A new neurostimulator developed by engineers at UC Berkeley can listen to and stimulate electric current in the brain at the same time, potentially delivering fine-tuned treatments to patients with diseases like epilepsy and Parkinson's, according to a university article.
The device, named the WAND, works like a “pacemaker for the brain,” monitoring the brain's electrical activity and delivering electrical stimulation if it detects something amiss, according to the article.

These devices can be effective at preventing debilitating tremors or seizures in patients with a variety of neurological conditions, according to the article. But the electrical signatures that precede a seizure or tremor can be extremely subtle, and the frequency and strength of electrical stimulation required to prevent them is equally touchy. It can take years of small adjustments by doctors before the devices provide optimal treatment.

WAND, which stands for wireless artifact-free neuromodulation device, is both wireless and autonomous, meaning that once it learns to recognize the signs of tremor or seizure, it can adjust the stimulation parameters on its own to prevent the unwanted movements. And because it is closed-loop — meaning it can stimulate and record simultaneously — it can adjust these parameters in real-time.

The device is described in a study that appeared today (Dec. 31) in Nature Biomedical Engineering.

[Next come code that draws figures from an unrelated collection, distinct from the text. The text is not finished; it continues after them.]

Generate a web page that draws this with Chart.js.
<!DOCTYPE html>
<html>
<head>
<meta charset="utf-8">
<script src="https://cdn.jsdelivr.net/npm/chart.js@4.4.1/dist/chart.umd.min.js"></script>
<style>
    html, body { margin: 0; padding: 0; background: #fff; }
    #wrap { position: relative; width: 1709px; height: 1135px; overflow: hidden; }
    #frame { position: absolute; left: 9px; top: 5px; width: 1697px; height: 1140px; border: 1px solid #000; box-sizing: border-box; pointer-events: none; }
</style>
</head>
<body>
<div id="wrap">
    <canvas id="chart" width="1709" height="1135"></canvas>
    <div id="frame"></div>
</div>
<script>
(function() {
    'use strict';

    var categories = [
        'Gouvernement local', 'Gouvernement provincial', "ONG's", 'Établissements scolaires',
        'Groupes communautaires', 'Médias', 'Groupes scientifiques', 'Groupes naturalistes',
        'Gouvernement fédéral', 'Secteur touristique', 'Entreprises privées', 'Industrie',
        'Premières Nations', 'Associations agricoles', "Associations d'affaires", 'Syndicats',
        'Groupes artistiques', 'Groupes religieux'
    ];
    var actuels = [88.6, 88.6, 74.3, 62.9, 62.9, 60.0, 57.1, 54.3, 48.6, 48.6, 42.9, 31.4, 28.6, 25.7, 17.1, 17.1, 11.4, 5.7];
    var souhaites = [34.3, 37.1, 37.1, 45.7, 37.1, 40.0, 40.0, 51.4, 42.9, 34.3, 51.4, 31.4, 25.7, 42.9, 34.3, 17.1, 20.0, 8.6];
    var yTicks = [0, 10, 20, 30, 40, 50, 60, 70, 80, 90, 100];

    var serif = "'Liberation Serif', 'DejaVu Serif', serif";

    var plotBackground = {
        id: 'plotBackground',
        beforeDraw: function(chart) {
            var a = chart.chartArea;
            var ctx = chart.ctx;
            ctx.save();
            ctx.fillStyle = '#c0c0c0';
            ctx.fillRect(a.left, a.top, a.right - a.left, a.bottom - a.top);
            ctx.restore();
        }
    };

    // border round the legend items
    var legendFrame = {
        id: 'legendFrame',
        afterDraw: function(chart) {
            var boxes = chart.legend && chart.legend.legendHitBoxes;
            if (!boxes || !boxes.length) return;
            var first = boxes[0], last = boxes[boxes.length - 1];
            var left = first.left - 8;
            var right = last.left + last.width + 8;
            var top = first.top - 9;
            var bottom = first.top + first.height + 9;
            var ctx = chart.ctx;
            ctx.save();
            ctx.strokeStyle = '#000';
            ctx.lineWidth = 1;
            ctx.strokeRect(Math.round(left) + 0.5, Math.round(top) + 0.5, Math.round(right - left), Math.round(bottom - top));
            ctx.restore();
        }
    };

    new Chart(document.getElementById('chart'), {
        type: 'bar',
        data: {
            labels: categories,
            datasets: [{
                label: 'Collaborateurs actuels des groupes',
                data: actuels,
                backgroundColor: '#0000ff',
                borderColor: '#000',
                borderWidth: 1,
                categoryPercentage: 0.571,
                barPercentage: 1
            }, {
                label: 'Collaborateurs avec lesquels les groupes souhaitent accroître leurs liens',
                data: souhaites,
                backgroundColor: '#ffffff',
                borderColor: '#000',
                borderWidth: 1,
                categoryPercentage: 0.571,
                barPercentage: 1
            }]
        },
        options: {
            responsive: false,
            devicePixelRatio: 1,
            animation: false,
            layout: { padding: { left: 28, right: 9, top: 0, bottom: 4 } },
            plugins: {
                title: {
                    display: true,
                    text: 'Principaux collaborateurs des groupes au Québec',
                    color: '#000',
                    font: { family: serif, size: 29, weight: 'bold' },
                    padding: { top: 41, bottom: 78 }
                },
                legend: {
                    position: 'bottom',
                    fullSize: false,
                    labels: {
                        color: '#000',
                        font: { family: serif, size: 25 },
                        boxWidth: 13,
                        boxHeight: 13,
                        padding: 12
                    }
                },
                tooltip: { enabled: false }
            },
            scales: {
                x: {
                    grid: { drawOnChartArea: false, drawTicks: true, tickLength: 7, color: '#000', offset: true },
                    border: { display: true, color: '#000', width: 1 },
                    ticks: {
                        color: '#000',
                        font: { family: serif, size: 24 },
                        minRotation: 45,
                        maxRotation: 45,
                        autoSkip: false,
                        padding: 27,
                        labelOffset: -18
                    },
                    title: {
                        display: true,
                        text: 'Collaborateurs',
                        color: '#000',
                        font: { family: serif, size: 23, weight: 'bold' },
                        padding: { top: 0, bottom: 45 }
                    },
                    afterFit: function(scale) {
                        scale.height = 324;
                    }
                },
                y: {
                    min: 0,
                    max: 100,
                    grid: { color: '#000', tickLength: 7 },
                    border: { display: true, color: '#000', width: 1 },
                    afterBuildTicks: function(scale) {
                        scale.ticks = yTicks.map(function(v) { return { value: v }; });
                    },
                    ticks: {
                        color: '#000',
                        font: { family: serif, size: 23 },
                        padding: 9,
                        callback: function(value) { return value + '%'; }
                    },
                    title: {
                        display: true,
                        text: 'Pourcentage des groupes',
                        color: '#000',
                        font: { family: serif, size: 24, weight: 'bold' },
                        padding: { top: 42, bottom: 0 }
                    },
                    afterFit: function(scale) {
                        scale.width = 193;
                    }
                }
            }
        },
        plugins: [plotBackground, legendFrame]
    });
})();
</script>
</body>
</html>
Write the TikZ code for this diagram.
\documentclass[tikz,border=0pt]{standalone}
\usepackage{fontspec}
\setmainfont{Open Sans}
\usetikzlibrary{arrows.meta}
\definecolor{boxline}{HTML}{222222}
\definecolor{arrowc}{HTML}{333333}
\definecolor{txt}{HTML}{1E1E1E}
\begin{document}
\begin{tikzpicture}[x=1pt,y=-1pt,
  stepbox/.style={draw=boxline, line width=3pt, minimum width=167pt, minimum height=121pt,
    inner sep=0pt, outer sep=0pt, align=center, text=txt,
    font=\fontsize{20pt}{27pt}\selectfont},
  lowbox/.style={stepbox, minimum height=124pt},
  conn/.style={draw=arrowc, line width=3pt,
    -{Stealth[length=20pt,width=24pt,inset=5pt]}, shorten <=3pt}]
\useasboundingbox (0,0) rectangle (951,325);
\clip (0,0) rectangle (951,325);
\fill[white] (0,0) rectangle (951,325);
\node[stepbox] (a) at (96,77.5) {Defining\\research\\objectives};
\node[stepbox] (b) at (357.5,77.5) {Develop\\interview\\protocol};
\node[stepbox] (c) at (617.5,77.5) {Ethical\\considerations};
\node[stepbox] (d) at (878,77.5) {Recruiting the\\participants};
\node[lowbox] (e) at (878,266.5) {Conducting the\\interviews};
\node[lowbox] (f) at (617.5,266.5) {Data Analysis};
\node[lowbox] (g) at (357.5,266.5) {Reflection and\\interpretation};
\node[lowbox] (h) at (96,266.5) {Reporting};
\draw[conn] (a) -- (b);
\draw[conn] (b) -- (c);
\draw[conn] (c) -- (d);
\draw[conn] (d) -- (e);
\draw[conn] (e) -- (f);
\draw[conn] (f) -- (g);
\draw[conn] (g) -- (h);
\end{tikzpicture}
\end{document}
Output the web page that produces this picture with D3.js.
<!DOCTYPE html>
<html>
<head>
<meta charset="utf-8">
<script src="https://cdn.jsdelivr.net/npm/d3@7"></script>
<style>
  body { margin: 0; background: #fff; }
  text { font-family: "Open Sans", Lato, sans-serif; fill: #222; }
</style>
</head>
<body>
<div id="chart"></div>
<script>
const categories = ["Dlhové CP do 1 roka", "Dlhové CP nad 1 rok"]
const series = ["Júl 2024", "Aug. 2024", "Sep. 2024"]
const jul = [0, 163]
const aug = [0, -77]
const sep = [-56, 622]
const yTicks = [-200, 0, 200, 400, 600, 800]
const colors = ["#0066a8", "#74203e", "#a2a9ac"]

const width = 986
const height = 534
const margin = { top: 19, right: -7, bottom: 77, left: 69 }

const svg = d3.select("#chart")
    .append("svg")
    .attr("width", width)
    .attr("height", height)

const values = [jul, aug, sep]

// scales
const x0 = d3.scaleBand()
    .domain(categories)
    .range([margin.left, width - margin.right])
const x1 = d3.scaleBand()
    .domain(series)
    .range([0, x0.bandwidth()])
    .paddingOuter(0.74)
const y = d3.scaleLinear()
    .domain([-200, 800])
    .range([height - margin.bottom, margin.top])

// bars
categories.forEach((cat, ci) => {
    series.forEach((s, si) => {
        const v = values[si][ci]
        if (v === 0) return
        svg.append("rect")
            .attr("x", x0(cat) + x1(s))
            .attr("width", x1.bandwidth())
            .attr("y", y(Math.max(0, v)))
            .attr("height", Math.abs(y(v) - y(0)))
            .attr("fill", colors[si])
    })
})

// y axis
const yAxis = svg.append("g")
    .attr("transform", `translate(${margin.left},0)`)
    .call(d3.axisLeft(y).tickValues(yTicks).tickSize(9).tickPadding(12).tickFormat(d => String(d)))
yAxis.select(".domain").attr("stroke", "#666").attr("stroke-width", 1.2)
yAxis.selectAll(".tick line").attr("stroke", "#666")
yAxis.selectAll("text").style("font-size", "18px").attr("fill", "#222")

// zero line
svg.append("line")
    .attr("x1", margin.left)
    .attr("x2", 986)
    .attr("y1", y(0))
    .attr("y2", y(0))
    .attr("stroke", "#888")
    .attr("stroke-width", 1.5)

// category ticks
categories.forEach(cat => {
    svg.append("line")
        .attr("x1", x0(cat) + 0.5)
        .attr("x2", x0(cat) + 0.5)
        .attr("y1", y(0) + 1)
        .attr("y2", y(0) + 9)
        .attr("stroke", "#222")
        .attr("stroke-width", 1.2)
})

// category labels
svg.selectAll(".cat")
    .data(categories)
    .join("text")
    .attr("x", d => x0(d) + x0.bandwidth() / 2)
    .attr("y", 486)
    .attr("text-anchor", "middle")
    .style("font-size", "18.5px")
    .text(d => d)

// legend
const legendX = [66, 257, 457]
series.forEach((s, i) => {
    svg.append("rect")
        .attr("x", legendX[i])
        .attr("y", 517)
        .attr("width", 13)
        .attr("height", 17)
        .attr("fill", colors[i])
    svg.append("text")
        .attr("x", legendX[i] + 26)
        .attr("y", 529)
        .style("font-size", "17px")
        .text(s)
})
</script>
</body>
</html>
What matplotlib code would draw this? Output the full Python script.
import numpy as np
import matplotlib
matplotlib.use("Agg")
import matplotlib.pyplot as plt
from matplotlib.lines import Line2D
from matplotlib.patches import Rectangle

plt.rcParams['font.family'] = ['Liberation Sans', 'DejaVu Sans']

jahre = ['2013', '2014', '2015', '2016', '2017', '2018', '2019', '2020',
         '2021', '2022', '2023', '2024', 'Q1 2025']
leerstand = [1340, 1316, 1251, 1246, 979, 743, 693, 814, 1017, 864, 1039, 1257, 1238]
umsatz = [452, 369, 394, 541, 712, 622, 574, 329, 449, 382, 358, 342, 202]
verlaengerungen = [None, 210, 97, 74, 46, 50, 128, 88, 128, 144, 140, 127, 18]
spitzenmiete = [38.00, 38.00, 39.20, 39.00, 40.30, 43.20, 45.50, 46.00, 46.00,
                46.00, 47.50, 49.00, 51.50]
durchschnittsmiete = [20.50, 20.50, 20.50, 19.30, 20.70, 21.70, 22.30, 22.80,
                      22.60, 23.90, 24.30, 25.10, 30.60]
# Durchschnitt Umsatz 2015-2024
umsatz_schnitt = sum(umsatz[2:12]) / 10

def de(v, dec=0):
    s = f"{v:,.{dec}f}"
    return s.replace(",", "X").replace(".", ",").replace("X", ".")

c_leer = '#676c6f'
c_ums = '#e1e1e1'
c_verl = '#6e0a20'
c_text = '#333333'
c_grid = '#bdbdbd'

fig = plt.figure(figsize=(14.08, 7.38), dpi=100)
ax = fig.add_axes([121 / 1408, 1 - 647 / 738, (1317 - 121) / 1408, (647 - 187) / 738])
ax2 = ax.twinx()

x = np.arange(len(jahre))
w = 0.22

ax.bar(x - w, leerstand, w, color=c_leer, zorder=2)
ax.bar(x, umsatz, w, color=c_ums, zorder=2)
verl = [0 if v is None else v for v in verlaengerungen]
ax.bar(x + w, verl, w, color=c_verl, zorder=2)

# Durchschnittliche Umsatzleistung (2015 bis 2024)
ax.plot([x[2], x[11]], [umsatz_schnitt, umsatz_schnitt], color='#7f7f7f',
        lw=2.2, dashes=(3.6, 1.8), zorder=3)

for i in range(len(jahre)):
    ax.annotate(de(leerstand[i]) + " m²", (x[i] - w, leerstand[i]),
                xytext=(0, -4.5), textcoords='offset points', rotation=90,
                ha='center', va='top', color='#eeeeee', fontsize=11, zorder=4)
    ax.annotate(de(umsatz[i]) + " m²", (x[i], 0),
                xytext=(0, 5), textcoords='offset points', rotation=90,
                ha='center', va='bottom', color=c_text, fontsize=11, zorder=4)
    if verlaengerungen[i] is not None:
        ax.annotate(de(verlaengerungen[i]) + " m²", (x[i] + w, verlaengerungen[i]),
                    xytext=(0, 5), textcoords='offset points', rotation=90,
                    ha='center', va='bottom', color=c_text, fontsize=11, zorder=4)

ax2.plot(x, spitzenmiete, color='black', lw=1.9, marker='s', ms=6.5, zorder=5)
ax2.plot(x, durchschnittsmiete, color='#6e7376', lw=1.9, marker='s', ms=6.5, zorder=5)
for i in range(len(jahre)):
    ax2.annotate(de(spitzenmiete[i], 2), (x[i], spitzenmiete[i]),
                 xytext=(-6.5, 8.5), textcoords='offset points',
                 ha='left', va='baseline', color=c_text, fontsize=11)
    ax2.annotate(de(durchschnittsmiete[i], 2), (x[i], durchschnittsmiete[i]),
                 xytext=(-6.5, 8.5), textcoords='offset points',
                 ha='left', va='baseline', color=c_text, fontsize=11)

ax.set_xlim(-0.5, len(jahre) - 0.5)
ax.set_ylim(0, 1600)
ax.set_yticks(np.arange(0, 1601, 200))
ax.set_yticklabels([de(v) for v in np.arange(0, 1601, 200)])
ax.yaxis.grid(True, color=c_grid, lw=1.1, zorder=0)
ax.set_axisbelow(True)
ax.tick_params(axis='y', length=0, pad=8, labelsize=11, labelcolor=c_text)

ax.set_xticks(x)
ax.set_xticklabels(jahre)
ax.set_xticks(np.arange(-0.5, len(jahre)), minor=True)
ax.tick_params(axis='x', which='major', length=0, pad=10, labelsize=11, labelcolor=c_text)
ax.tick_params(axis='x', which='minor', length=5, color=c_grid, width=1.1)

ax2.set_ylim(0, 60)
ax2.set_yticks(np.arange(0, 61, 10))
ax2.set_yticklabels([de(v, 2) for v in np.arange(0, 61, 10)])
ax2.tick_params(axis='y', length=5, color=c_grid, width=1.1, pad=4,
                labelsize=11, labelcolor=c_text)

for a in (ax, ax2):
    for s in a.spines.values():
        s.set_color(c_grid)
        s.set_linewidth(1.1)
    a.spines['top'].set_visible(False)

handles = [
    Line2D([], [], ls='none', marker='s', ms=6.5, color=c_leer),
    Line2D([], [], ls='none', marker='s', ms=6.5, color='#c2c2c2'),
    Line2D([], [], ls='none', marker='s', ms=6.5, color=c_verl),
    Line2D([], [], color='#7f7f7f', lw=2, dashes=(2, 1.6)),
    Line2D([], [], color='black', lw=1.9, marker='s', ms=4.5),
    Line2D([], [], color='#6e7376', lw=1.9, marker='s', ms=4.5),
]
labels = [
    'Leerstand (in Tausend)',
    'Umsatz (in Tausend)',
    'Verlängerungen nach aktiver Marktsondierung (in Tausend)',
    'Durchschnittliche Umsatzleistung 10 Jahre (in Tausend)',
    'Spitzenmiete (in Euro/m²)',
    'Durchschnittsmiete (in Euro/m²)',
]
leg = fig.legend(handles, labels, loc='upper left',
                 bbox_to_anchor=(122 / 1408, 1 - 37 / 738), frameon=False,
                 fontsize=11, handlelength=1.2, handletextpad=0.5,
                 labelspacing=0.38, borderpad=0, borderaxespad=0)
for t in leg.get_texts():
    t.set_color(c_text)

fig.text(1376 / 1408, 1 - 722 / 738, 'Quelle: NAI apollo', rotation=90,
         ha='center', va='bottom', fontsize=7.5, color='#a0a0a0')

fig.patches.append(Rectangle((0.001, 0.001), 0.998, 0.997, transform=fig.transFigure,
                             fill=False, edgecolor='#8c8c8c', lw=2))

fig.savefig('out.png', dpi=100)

Currently, deep brain stimulators either stop recording while delivering the electrical stimulation, or record at a different part of the brain from where the stimulation is applied — essentially measuring the small ripples at a different point in the pond from the splashing.

“In order to deliver closed-loop stimulation-based therapies, which is a big goal for people treating Parkinson's and epilepsy and a variety of neurological disorders, it is very important to both perform neural recordings and stimulation simultaneously, which currently no single commercial device does,” said former UC Berkeley postdoctoral associate Samantha Santacruz, who is now an assistant professor at the University of Texas in Austin. Santacruz is a BMES member.